Ausschreitungen zur Eröffnung
18. März 2015Für seinen Schöpfer Wolf Prix vom Wiener Architekturbüro Coop Himmelb(l)au ist das Hochhaus "ein dreidimensionales Zeichen für die Europäische Union". Andere sehen die verdrehten Glastürme der Europäischen Zentralbank (EZB) als Symbol eines übersteigerten Kapitalismus, den es zu bekämpfen gelte.
Die geplante Eröffnung des neuen EZB-Hauptquartiers wird deshalb in einer sogenannten Sicherheitszone mit Absperrgittern und NATO-Draht vonstattengehen - aufgefahrene Wasserwerfer inklusive. Die Polizei rechnet mit mindestens 10.000 Demonstranten gegen die Euro-Politik und befürchtet weitere gewalttätige Ausschreitungen.

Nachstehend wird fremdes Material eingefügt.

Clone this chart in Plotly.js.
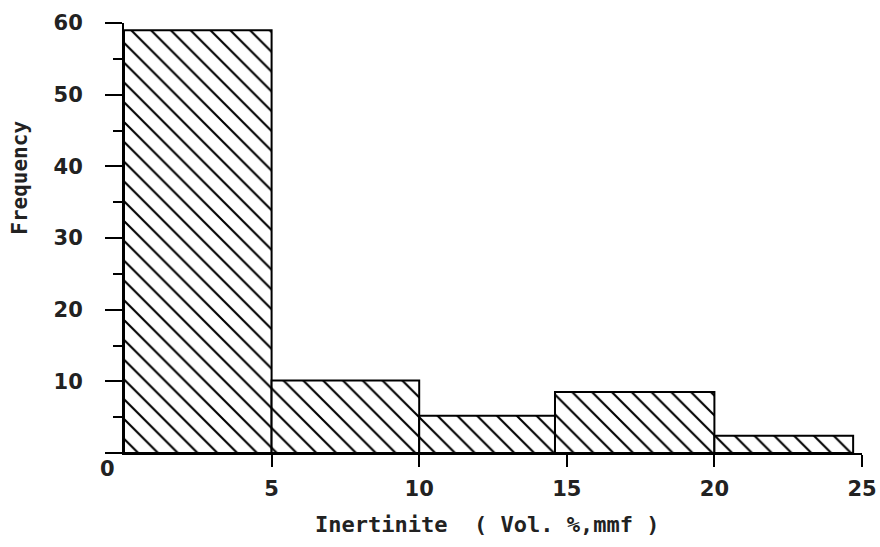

Fahrzeuge in Brand gesetzt
Denn bereits Mittwochfrüh gab es erste gewaltsame Auseinandersetzungen. In der Nähe der Alten Oper in der Innenstadt wurden Polizisten von Demonstranten mit Steinen beworfen. Im Frankfurter Westend hatten Randalierer zuvor bereits Autos in Brand gesetzt. Auf einer Straße wurden Eisenspitzen ausgelegt.
Im Frankfurter Ostend, wo die EZB ihren Sitz hat, gab es kaum eine Straßenkreuzung, an der nicht Mülltonnen, Autoreifen oder Fahrzeuge brannten. Demonstranten versuchten, das Gelände der EZB zu stürmen, wurden aber von Sicherheitskräften gestoppt. Die Polizei setzte auch Wasserwerfer ein. "Die Atmosphäre ist aggressiv", erklärte eine Polizeisprecherin.
"Widerstand gegen ein Krisenregime"
Seit 2012 protestiert das linke Netzwerk Blockupy immer wieder gegen die EZB in Frankfurt am Main. Ziel ist es nach eigenen Worten, den "Widerstand gegen ein Krisenregime, das Millionen Menschen in vielen Ländern Europas in Not und Elend stürzt", am Hauptsitz der Währungshüter zu artikulieren.
Blockupy will die Veranstaltung, auf der neben Zentralbank-Präsident Mario Draghi auch der grüne hessische Wirtschaftsminister Tarek Al-Wazir und Frankfurts Oberbürgermeister Peter Feldmann sprechen sollen, mit Blockaden und Aktionen des zivilen Ungehorsams verhindern. Für den Nachmittag ist außerdem eine große Kundgebung mit mehreren Tausend Teilnehmern in der Innenstadt geplant.
Journalisten als Sicherheitsrisiko
Auch wegen der angekündigten Proteste entschied sich die EZB, im kleinen Rahmen mit rund 20 Gästen zu feiern - ganz ohne jeden Pomp. In Krisenzeiten wolle man eine "angemessene" Eröffnung, so ein Sprecher. Die Türme, 185 und 165 Meter hoch, wurden ohnehin schon teurer als geplant: Jetzt kostet der Prachtbau 1,3 Milliarden Euro - ein gutes Drittel mehr, als ursprünglich berechnet.
Dass dabei nur handverlesene Journalisten zugelassen sind, sorgte im Vorfeld für heftige Kritik. Der Börsenverein des Deutschen Buchhandels sprach am Dienstag von einer "unerträglichen Einschränkung der Presse- und Meinungsfreiheit". Auch der Deutsche Journalisten-Verband hatte sich ähnlich geäußert.
Das Vorgehen der Zentralbank, die den Bau im Frankfurter Osten schon im November bezog, sei "ein weiteres Beispiel dafür, wie sich in unserer freien Gesellschaft Einschränkungen der Publikations- und Meinungsfreiheit einschleichen", sagte der Hauptgeschäftsführer des Börsenvereins Alexander Skipis. Die EZB hatte den begrenzen Zugang für Medienvertreter mit Sicherheitsbedenken begründet.